Doris Dörrie's Cherry Blossoms is part of a recent wave of family dramas that pay homage to Japanese director Yasujiro Ozu either overtly or implicitly, and in some ways, Cherry Blossoms seems like Dörrie's attempt to out-Ozu the competition. Elmar Wepper plays a late-middle-aged German bureaucrat who's nearing retirement when his wife Hannelore Elsner dies. Though Elsner claims her husband "hates adventure"—and though their grown children think he's so dull that they don't want him around—Wepper decides to live out his wife's dream to travel to Japan for a cherry-blossom festival. There, Wepper reconnects with Elsner by exploring her love of dance and experiencing the changing of the seasons.
Much of Cherry Blossoms is set in cramped domestic spaces populated by loved ones who barely tolerate each other, but while it's lovingly photographed and focused on long-simmering family strife, it's no Tokyo Story. It doesn't even approach the complexity of other recent studies of passive-aggressiveness, such as Rachel Getting Married, A Christmas Tale, or Hirokazu Kore-Eda's Still Walking. Dörrie is much blunter. Cherry Blossoms opens with a voiceover from Elsner describing Wepper's fussy habits and tendencies; Dörrie stays in that overexplaining vein for the next two hours, whether she's showing grandkids more interested in their Game Boys than conversation, or having Wepper dismiss the notion of a trip to Japan with a glib, "Fuji's just another mountain."

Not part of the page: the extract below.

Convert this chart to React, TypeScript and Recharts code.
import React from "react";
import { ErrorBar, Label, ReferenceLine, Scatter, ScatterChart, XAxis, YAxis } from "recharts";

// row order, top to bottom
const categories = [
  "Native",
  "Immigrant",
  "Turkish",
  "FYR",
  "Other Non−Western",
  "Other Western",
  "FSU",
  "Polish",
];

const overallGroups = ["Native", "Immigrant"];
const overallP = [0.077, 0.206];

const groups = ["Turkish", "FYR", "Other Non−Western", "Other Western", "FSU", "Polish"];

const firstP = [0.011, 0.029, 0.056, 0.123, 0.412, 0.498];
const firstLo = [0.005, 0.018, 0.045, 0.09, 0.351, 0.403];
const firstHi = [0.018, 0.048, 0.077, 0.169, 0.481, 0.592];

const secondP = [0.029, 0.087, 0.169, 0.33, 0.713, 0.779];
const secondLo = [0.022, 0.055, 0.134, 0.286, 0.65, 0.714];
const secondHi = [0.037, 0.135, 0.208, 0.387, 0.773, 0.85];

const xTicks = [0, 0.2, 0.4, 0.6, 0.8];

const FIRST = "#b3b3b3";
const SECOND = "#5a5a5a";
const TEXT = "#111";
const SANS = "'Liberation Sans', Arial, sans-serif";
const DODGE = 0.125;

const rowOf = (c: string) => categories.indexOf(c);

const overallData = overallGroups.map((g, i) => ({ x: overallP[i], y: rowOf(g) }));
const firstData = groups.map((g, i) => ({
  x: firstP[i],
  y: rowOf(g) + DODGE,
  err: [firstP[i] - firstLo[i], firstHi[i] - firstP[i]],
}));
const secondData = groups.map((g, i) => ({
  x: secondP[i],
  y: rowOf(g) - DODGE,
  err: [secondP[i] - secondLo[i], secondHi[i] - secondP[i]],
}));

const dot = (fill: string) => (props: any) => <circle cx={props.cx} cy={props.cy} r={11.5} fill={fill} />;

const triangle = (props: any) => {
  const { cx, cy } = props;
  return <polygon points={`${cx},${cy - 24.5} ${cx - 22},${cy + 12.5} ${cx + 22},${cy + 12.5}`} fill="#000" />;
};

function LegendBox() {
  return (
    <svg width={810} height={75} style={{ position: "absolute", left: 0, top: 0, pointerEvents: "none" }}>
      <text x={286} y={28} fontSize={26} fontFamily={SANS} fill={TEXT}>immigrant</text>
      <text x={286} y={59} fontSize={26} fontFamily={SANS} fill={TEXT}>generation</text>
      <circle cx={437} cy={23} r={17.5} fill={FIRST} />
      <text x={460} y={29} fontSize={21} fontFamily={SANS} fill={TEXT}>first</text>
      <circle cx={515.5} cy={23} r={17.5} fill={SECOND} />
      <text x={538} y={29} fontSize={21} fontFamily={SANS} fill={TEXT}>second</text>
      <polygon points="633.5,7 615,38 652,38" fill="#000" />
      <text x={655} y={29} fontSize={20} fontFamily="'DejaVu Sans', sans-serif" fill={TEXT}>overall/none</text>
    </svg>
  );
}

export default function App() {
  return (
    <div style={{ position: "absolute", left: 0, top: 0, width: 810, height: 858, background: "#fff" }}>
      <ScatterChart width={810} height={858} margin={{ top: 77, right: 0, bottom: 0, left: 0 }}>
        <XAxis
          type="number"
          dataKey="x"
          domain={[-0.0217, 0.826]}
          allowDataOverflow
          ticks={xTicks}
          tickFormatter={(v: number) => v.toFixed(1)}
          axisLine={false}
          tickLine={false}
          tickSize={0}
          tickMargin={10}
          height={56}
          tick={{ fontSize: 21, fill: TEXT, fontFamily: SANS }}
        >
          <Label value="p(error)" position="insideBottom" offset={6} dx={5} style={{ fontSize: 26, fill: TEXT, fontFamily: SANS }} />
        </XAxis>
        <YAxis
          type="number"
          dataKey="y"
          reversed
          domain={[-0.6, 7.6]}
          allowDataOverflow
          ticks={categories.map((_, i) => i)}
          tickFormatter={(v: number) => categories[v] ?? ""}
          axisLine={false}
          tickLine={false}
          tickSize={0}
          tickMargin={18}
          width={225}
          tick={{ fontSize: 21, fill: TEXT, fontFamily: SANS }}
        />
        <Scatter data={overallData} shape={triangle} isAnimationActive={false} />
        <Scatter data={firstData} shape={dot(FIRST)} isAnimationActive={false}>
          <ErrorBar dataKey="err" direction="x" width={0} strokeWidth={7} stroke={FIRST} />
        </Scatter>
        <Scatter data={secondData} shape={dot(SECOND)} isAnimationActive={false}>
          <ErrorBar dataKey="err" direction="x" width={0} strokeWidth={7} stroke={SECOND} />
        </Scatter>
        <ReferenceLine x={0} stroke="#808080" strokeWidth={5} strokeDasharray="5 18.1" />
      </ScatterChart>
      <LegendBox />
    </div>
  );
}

Cherry Blossoms' compositions are meticulous, and Dörrie modernizes her style with intermittent use of a handheld camera and impressionistic editing, reminiscent of Lost In Translation. Dörrie also holds on still images that sum up a situation: a tear stain on an ironing board, a plate of all-white food, a pair of shoes left behind by the recently departed, and so on. In spite of its overwrought first hour, Cherry Blossoms develops into something genuinely moving in its second half, as Wepper tries to conjure up the spirit of his late wife by holding her clothes and contemplating transience. But then Dörrie takes her Nipponophilia a step too far, as Wepper meets the family of a young Butoh dancer and enjoys a family dynamic far more satisfying than his own. There's something a little shallow about contrasting ungrateful German kids with their respectful Japanese counterparts and presuming the cultural differences are so cut-and-dried. At the least, it shows that Dörrie may not have understood Ozu's films as clearly as she believes.